What happens next is that the Change Advisory Board has to certify that this new application has, in fact, been certified by Software Quality Assurance and can safely be deployed to Production. Which implies that SQA was willing to devote time and energy to testing it.
Nor are we done should the CAB give it the okay. Whoever in the enterprise represents the constituencies that would use the new software will have to give it their okay as well.
For example, the coder responsible for an interesting idea that could be deployed on the company’s mobile app will have to contend with Marketing, whose leaders might not be all that excited about an interesting idea that didn’t originate in the Marketing department.
Vanishingly few businesses are organized so that employees can ignore the organizational chart, their place on it, and the work assigned to them based on their place on it.

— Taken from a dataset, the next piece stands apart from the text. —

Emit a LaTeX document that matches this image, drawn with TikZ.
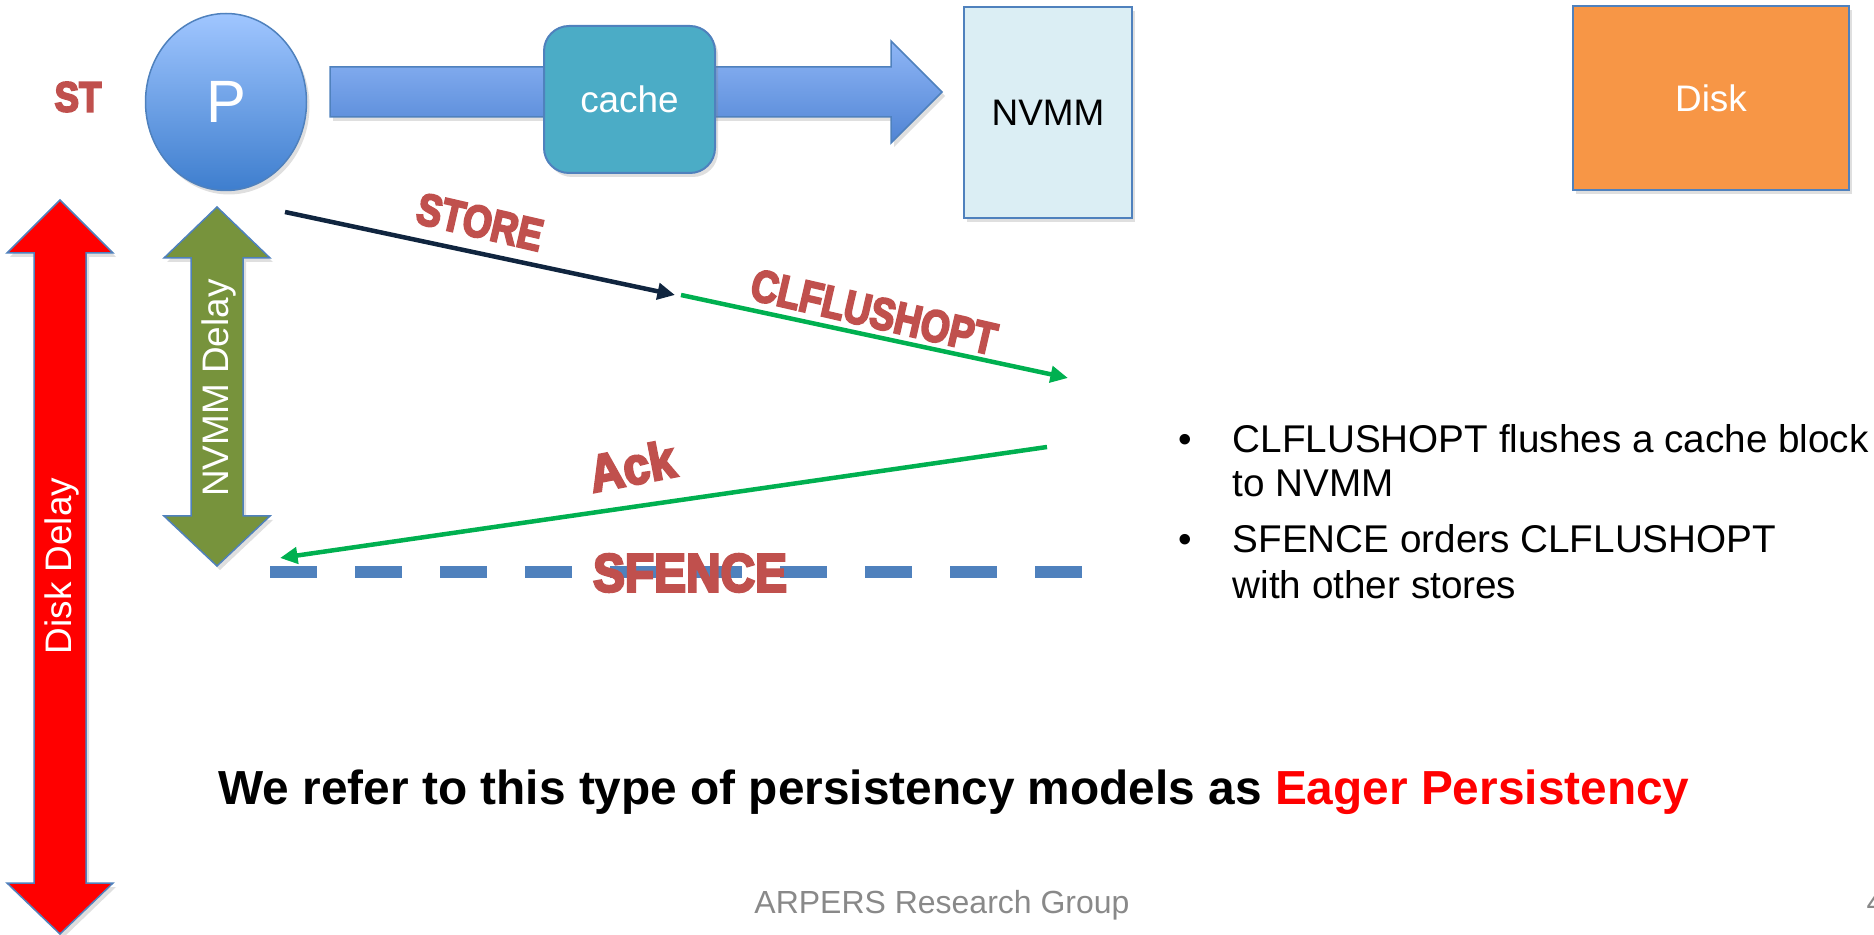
\documentclass[tikz,border=0pt]{standalone}
\usepackage{fontspec}
\setmainfont{Liberation Sans}
\newfontfamily\wordfont{Liberation Sans}[BoldFeatures={FakeBold=5}]
\usepackage{graphicx}
\usepackage{tikz}
\usetikzlibrary{positioning,arrows.meta,shapes.geometric,shadows}
\definecolor{edgeblue}{RGB}{79,129,189}
\definecolor{wordred}{RGB}{192,80,77}
\definecolor{navy}{RGB}{16,37,63}
\definecolor{flushgreen}{RGB}{0,176,80}
\definecolor{cachecol}{RGB}{75,172,198}
\definecolor{nvmmcol}{RGB}{219,238,244}
\definecolor{diskcol}{RGB}{247,150,70}
\definecolor{olive}{RGB}{119,147,60}
\definecolor{footgray}{RGB}{137,137,137}
\definecolor{ptop}{RGB}{160,198,255}
\definecolor{pbot}{RGB}{62,126,206}
\definecolor{shafttop}{RGB}{143,182,246}
\definecolor{shaftbot}{RGB}{80,132,212}
\newcommand{\pxfont}[1]{\fontsize{#1}{#1}\selectfont}
\newcommand{\wordart}[2][1.2]{\scalebox{1}[#1]{#2}}
\tikzset{
  shade/.style={drop shadow={shadow xshift=0.3mm,shadow yshift=-0.4mm,opacity=0.25}},
  box/.style={draw=edgeblue,line width=0.2mm,inner sep=0pt,shade},
  msg/.style={line width=0.45mm,-{Triangle[length=5pt,width=4.6pt]}},
  wordlbl/.style={text=wordred,inner sep=0pt,font=\wordfont\bfseries\pxfont{10.6pt}},
  delayarrow/.style={draw=edgeblue,line width=0.15mm,shade},
  delaytext/.style={text=white,inner sep=0pt,font=\pxfont{10.5pt}},
  bullettxt/.style={inner sep=0pt,anchor=base west,font=\pxfont{11pt}},
  fence/.style={line width=1.2mm,edgeblue,dash pattern=on 4.7mm off 3.8mm}
}
\begin{document}
\begin{tikzpicture}[x=0.1mm,y=-0.1mm]
  \useasboundingbox (0,0) rectangle (1874,935);
  % processor and the write path
  \node[wordlbl,font=\wordfont\bfseries\pxfont{10.4pt}] (st) at (78,97) {\wordart[1.15]{ST}};
  \node[ellipse,draw=edgeblue,line width=0.15mm,top color=ptop,bottom color=pbot,minimum width=16.1mm,minimum height=17.7mm,inner sep=0pt,text=white,font=\pxfont{17pt},shade] (P) at (226,102) {P};
  \fill[top color=shafttop,bottom color=shaftbot,draw=edgeblue,line width=0.15mm,shade] (330,67) -- (891,67) -- (891,41) -- (942,92) -- (891,143) -- (891,117) -- (330,117) -- cycle;
  \node[box,rounded corners=2.5mm,fill=cachecol,minimum width=17.1mm,minimum height=14.7mm,text=white,font=\pxfont{10.5pt}] (cache) at (629.5,99.5) {cache};
  \node[box,fill=nvmmcol,minimum width=16.8mm,minimum height=21.1mm,font=\pxfont{10.5pt}] (nvmm) at (1048,112.5) {NVMM};
  \node[box,fill=diskcol,minimum width=27.6mm,minimum height=18.4mm,text=white,font=\pxfont{10.5pt}] (disk) at (1711,98) {Disk};
  % delays
  \fill[delayarrow,fill=red] (60,200) -- (113,253) -- (86,253) -- (86,883) -- (113,883) -- (60,934) -- (7,883) -- (34,883) -- (34,253) -- (7,253) -- cycle;
  \node[delaytext,rotate=90] (diskdelay) at (62,566) {Disk Delay};
  \fill[delayarrow,fill=olive] (217,207) -- (270,258) -- (243,258) -- (243,516) -- (270,516) -- (217,566) -- (164,516) -- (191,516) -- (191,258) -- (164,258) -- cycle;
  \node[delaytext,rotate=90] (nvmmdelay) at (219,388) {NVMM Delay};
  % messages
  \coordinate (storeS) at (285,212); \coordinate (storeE) at (675,295);
  \coordinate (flushS) at (681,295); \coordinate (flushE) at (1068,378);
  \coordinate (ackS) at (1047,447); \coordinate (ackE) at (280,558);
  \coordinate (fenceS) at (270,572); \coordinate (fenceE) at (1084,572);
  \draw[msg,navy] (storeS) -- (storeE);
  \draw[msg,flushgreen] (flushS) -- (flushE);
  \draw[msg,flushgreen] (ackS) -- (ackE);
  \draw[fence] (fenceS) -- (fenceE);
  \node[wordlbl,rotate=-13] (storelbl) at (480,222) {\wordart{STORE}};
  \node[wordlbl,rotate=-13] (flushlbl) at (874,312) {\wordart{CLFLUSHOPT}};
  \node[wordlbl,rotate=11,font=\wordfont\bfseries\pxfont{13.4pt}] (acklbl) at (632,466) {\wordart[1.1]{Ack}};
  \node[wordlbl,font=\wordfont\bfseries\pxfont{13.6pt}] (fencelbl) at (690,573) {\wordart[1.12]{SFENCE}};
  % bullets
  \node[bullettxt,anchor=base] (dot1) at (1185,453) {•};
  \node[bullettxt] (b1a) at (1232,453) {CLFLUSHOPT flushes a cache block};
  \node[bullettxt] (b1b) at (1232,497) {to NVMM};
  \node[bullettxt,anchor=base] (dot2) at (1185,553) {•};
  \node[bullettxt] (b2a) at (1232,553) {SFENCE orders CLFLUSHOPT};
  \node[bullettxt] (b2b) at (1232,599) {with other stores};
  % bottom text
  \node[inner sep=0pt,anchor=base west,font=\bfseries\pxfont{13.6pt}] (claim) at (218,805) {We refer to this type of persistency models as \textcolor{red}{Eager Persistency}};
  \node[inner sep=0pt,anchor=base,text=footgray,font=\pxfont{9.1pt}] (footer) at (942,913) {ARPERS Research Group};
  \node[inner sep=0pt,anchor=base west,text=footgray,font=\pxfont{9.1pt}] (pageno) at (1866,913) {4};
\end{tikzpicture}
\end{document}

IT advancement is a team sport
Organizing like this might seem utopian when viewed from the position of an individual contributor. But, “more interesting” notwithstanding, for the most part important results come from collections of individuals who are organized into project teams and whose responsibilities are derived from the project plan, sprint plan, or some other vehicle for turning a big idea into assigned tasks that have scheduled start and end dates.
And then to assemble the individual results into team accomplishments, and from there to something that’s been implemented and put to successful use.
In case the point is still obscure, the more interesting work that’s being touted as our desirable future is unlikely to originate with the employees who have to do it.
No, from the individual contributors’ perspective the ideas they’ll be implementing will more likely be interesting to someone else.
The more likely result? If AI frees up employees to pursue even the most promising ideas, the most likely outcome will be for the organization to jettison both the hard-to-deploy ideas, and the employees who have them.